Parmi les propositions, de nombreux points restent ainsi à clarifier en l’absence d’une véritable stratégie globale de rupture avec le libéralisme dans tous les domaines. Sur le terrain économique et social, rien n’est proposé qui pourrait amoindrir le pouvoir des actionnaires. Sur la fiscalité sur laquelle le projet n’est pas loin du statu quo, en refusant de s’attaquer à l’injustice de la TVA et à la taxation des superprofits. Le rôle de la propriété publique est un autre trou noir du texte. Les fondements économiques du nouvel âge du capitalisme, marchandisation, retrait de la puissance publique, dictature des actionnaires, ne sont pas affrontés alors qu’ils constituent des obstacles concrets à toute politique de gauche. Sur le plan institutionnel, même si elle opte plus clairement pour un régime parlementaire, la réforme proposée reste au stade de catalogue sans poser clairement l’enjeu d’une refondation républicaine du pays. Le texte passe ainsi à côté de l’enjeu d’une large implication populaire dans un processus constituant où le pays redéfinirait ses principes fondateurs et ses règles de gouvernement.

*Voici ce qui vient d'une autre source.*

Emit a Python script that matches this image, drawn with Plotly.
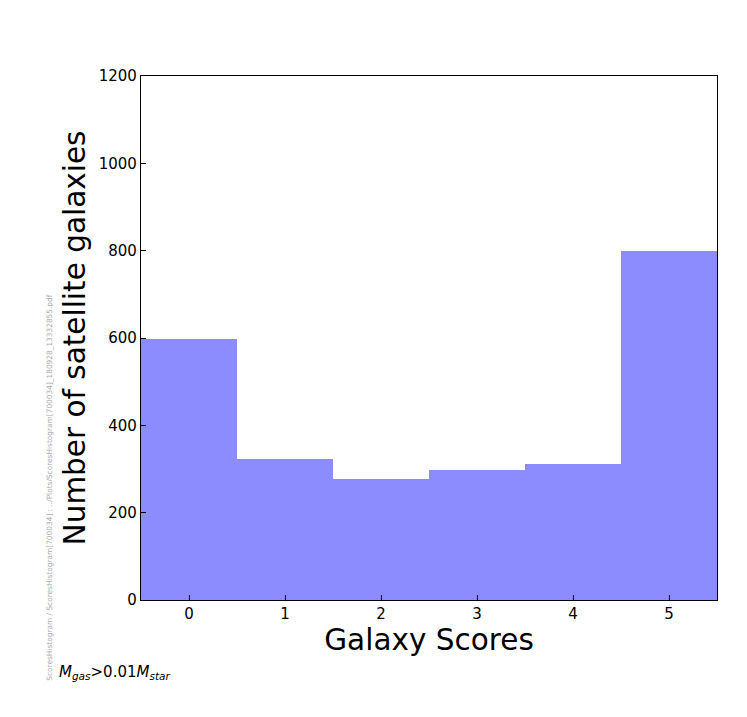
import plotly.graph_objects as go

# galaxy score bins and counts
scores = [0, 1, 2, 3, 4, 5]
counts = [598, 323, 276, 298, 311, 799]

y_ticks = [0, 200, 400, 600, 800, 1000, 1200]
x_ticks = [0, 1, 2, 3, 4, 5]

side_note = "ScoresHistogram / ScoresHistogram[700034] : ../Plots/ScoresHistogram[700034]_180928_13332855.pdf"

fig = go.Figure()

fig.add_trace(go.Bar(x=scores, y=counts, width=1.0,
                     marker_color="#8c8cff", marker_line_width=0,
                     showlegend=False))

fig.update_layout(
    width=747, height=717,
    paper_bgcolor="white", plot_bgcolor="white",
    margin=dict(l=133, r=38, t=68, b=125),
    font=dict(family="DejaVu Sans", color="black", size=15),
    bargap=0,
)

fig.update_xaxes(range=[-0.5, 5.5], tickvals=x_ticks, ticks="inside", ticklen=5,
                 tickcolor="black", showline=True, linecolor="black", linewidth=1.3,
                 mirror=True, showgrid=False, zeroline=False,
                 title=dict(text="Galaxy Scores", font=dict(size=29.5), standoff=2))
fig.update_yaxes(range=[0, 1200], tickvals=y_ticks, ticks="inside", ticklen=5,
                 tickcolor="black", showline=True, linecolor="black", linewidth=1.3,
                 mirror=True, showgrid=False, zeroline=False,
                 title=dict(text="Number of satellite galaxies", font=dict(size=29.5), standoff=4))

fig.add_annotation(text="<i>M</i><sub><i>gas</i></sub>&gt;0.01<i>M</i><sub><i>star</i></sub>",
                   xref="paper", yref="paper", x=-0.146, y=-0.139,
                   xanchor="left", yanchor="middle", showarrow=False,
                   font=dict(size=15, color="black"))

fig.add_annotation(text=side_note, textangle=-90,
                   xref="paper", yref="paper", x=-0.159, y=-0.157,
                   xanchor="center", yanchor="bottom", showarrow=False,
                   font=dict(size=7.4, color="#aaaaaa"))

fig.write_html("out.html")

Du coup, la question d’une méthode de gouvernement permettant la participation de citoyens motivés n’est pas posée.

Si le PS a renoncé à ce stade à afficher un alignement blairiste, des questions politiques majeures restent devant lui. La clarification entre stratégie d’accompagnement et stratégie de rupture sur l’ensemble des questions que soulèvera la campagne présidentielle est reportée à court terme à l’étape de désignation du candidat socialiste. De quoi en faire un véritable enjeu politique là où certains préfèreraient un simple affrontement de personnes sous les auspices des médias et des sondages.